Tuesday, July 29, 2014

Day 71, The real Pooh Bear

July 8
Campsite at mile 972 to "Pooh bear" meadow mile 995

Hiked 22 miles

I got a late start again around 8am is when I started hiking. Today looks like it's going to be kind of tough 4700 ft of climbing and 4200 of down. Let's go!

I started listening to an audio book which is nice to let the mind wonder while the body does the hiking.

For some reason the body isn't liking the hiking today. I am finding the mind doesn't like it either right now. I'm climbing bond pass and it really sucks. I turned off the audio book and found a rock to lay on. I think the rocks are good for your back. Lumpy and hard. For whatever reason I'm just not a happy camper or should I say hiker. I feel low on energy. I eat some snacks and close my eyes. I feel asleep for a minute or two. I open my eyes and looked at the clouds and trees above me. It's nice and peaceful out here.






This is what I was looking at. I'm so down right now. I keep wondering why am I doing this to myself. I don't want to hike anymore today. I look at my pack and I'm over it. I hate that it's so heavy right now. Somethings are going to change Im getting rid of stuff next town stop. This is weird I was feeling so good yesterday. Why am I feeling so crapy. I haven't seen anybody today. Complete solitude. I didn't like it. I just not enjoying myself right now. I don't know how much further I'm going to go.



I despise bears right now because of the stupid bear can I have to carry. I haven't even seen any bears.

Oh yeah and I'm pissing blood again... Awesome. Which is contributing to my downward spiral.

I pulled myself together and realized my attitude sucks. I need to just push on. So I did. I pushed on and on a on... I finally came to some flat ground and realized it's almost dark I'd like to camp with some people so I felt a burst of energy coming on pry from all the snacking I've been doing all day. I finally felt good. I'm in this really nice and long meadow (grace meadow). there is a stream down the middle and the trail is in the trees along the left side it's nice so I push as fast as I can to find some people. It feels good to be feeling good and I'm hammering out the miles. 3 miles went by fast.

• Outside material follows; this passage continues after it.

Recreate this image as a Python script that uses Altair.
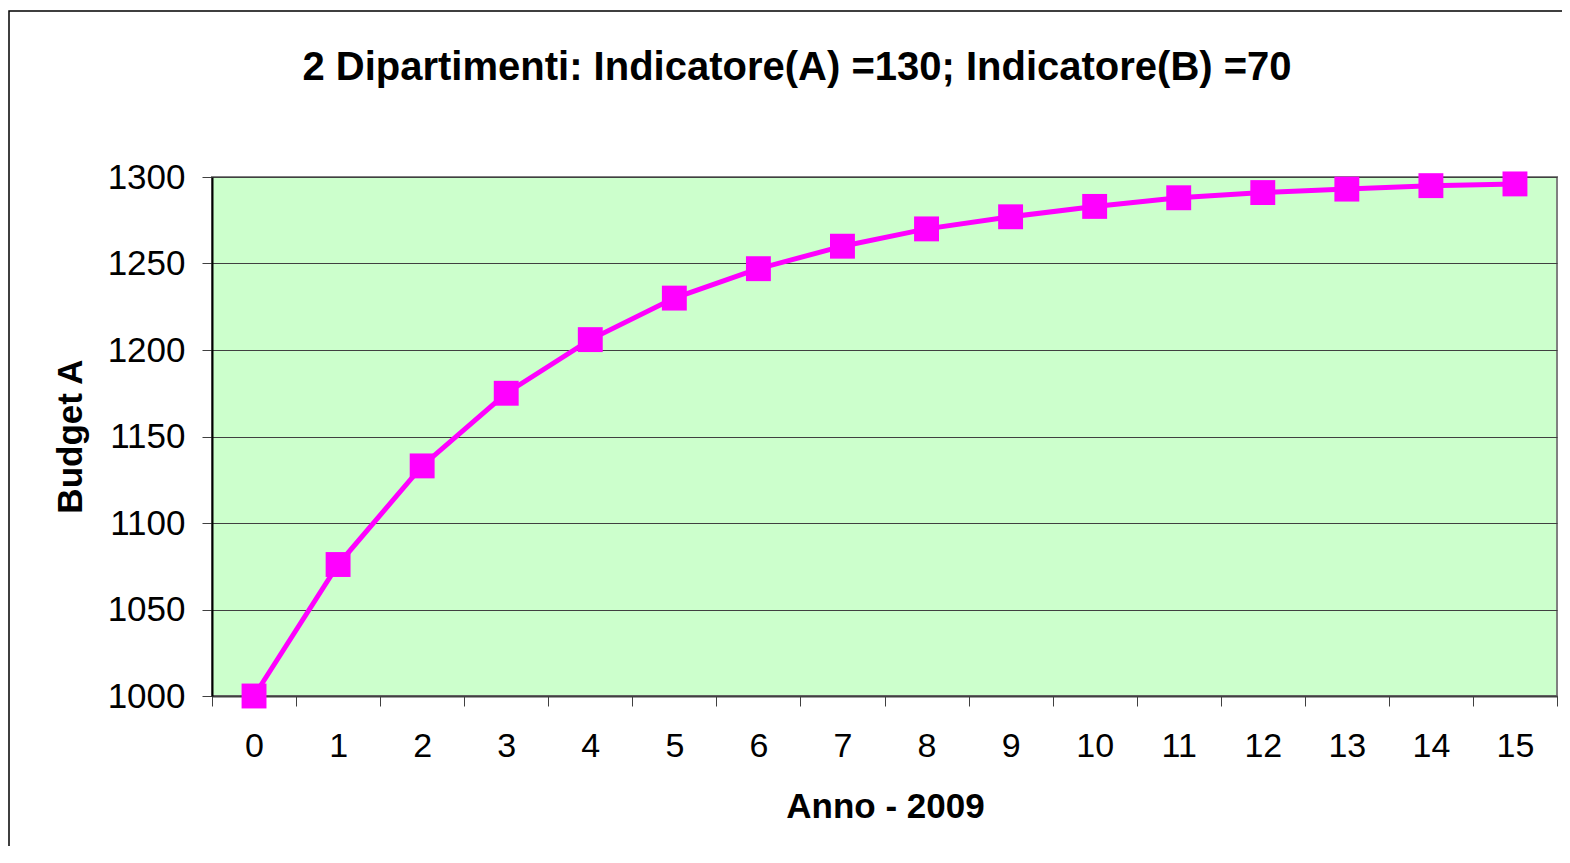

I'm happily hiking on with my head down and I smell something. Something kind of like some nasty poop or something. I remembered a story about some smelling something nasty and then finding out there was a bear on the otherside of a car next to them. So I thought, is that a bear I smell. I looked up and stopped abruptly. Shit! It's not shit it's a Bear! There is a nasty smelling bear right in front of me! (15 or 20 yards) I have been thinking over many miles over and over in my head what I would do in this situation. I started yelling as deep and loud as I could. Aaahhhhh get out of here!!! Banging my poles together. I even started hitting and shacking a small tree next to me. I'M A HIKING MONSTER! The bears response... It just starred at me... Crap, I guess this bear isn't afraid of hiking monsters. I kept yelling absentities and started backing up. Till I couldn't see the bear. I wanted to just keep walking the other direction. But that's counter productive. So I guess I'll go around. There wasn't anywhere to cross the stream so I just jumped in the knee deep water and walked through. I walked through the grass on the other side of the stream for about 100 yards and no sign of the pooh bear. Lol so I walked back through the stream again. My adrenalin was pumping pretty good I didn't feel the cold water at all. I found my way back to the trail and kept on hiking. I wanted to put some miles between the two of us. Since I was so not so scary to the bear. I wondered if he would bother me or my bear canister later. I still needed to cook dinner and I knew not all of my food fits in my can so I have to sleep with almost half my food. I went about a mile and I came across a south bound hiker. He stopped to talk to me for a bit. He congratulates me on hiking this far from the Mexico border. I told him about stinky back there. I couldn't help but think how familiar this guy looks. He told me he had hike 500 miles in 21 days. (Holy shit that 23 miles avg a day with resupply and what not) the skeeters where bad so we parted ways. After a few minutes. Holy shit that was Scott Williamson! I didn't ask him his name so I can't confirm it for sure. Scott Williamson is the only person (that I know of, I could be wrong) to yoyo the whole PCT (Mexico to Canada and turn around and go back to Mexico in the same year!) dam I wish I could have gotten a picture. Maybe it wasn't him but oh well. I guess I may never know for sure.

I'm beat. I found the next flat spot and set up the tent. The skeeters where bad so I made dinner in my tent. Yikes everything is going to smell like food. (It does already anyways) I debated on how far away to place my bear can. Do I keep it close so I can hear if stinky comes by and messes with it? Do I want a second chance to try and scare it way? Or do I put it out do ear shot so I can sleep right through?


Yummy


Rice and tastybite Bombay potatoes.

So I put it about 50 feet away so I could be close and protect my food. I put the rest of my food in my oder proof sack.

I'm a little nervous going to sleep but I really need to sleep. I am ready to face whatever happens.